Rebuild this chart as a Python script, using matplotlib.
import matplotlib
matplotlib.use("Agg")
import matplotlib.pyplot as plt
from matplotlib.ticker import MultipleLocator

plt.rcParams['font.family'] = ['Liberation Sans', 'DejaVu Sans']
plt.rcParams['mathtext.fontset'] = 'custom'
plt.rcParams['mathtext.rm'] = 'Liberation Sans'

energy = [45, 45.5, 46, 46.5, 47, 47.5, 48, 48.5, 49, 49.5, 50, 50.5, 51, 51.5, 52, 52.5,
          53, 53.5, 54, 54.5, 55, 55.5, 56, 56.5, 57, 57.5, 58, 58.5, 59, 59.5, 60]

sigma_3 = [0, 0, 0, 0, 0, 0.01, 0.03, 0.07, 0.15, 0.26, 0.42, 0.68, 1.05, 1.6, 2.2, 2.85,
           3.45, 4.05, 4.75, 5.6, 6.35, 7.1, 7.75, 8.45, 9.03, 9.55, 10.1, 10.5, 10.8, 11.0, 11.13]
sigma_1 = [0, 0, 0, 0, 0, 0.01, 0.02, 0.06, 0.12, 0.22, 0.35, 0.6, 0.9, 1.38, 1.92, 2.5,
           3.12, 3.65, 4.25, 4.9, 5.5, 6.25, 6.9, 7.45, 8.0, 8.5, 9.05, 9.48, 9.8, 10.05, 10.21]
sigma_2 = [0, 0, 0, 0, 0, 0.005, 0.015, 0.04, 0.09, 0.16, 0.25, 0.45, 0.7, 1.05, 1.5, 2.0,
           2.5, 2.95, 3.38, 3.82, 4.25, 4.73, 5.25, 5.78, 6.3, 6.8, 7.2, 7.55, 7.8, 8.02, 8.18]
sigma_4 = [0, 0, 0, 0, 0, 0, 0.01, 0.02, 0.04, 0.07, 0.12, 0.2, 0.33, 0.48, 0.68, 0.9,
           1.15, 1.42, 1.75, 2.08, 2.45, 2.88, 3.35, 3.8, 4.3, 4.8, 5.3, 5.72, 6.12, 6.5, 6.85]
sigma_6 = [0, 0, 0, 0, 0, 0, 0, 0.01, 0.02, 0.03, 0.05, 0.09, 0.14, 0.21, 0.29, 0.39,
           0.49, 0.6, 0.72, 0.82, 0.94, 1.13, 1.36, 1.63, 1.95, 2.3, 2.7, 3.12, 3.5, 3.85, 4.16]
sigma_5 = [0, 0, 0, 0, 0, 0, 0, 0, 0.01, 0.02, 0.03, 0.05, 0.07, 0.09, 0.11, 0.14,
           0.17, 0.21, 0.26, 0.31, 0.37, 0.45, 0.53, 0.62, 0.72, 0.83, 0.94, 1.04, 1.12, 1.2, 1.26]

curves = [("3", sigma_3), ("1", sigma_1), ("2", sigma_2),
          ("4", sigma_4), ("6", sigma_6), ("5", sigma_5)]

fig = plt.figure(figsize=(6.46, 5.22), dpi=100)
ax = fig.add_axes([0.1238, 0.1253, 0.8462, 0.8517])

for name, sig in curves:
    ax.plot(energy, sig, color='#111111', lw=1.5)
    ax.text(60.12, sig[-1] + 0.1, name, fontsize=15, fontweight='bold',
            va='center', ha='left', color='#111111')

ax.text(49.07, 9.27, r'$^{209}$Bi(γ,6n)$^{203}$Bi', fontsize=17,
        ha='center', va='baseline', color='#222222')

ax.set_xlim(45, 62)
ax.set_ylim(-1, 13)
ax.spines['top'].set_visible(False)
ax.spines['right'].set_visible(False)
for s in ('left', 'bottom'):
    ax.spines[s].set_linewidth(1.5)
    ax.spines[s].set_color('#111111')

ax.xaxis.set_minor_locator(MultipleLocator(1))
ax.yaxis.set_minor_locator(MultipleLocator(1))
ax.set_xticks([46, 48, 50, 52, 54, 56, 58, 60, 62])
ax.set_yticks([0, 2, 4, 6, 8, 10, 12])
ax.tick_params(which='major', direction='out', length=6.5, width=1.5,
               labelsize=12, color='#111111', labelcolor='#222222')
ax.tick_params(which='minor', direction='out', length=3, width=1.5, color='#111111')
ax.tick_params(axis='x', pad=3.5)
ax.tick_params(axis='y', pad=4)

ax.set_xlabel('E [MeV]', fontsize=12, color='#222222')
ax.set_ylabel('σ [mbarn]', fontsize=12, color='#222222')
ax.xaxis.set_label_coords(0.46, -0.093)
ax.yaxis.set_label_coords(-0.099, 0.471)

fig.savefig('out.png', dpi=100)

DIRECTIVE: Copy each line from the data above that includes "matplotlib".

WRITTEN RESPONSE:
Rebuild this chart as a Python script, using matplotlib.
import matplotlib
matplotlib.use("Agg")
import matplotlib.pyplot as plt
from matplotlib.ticker import MultipleLocator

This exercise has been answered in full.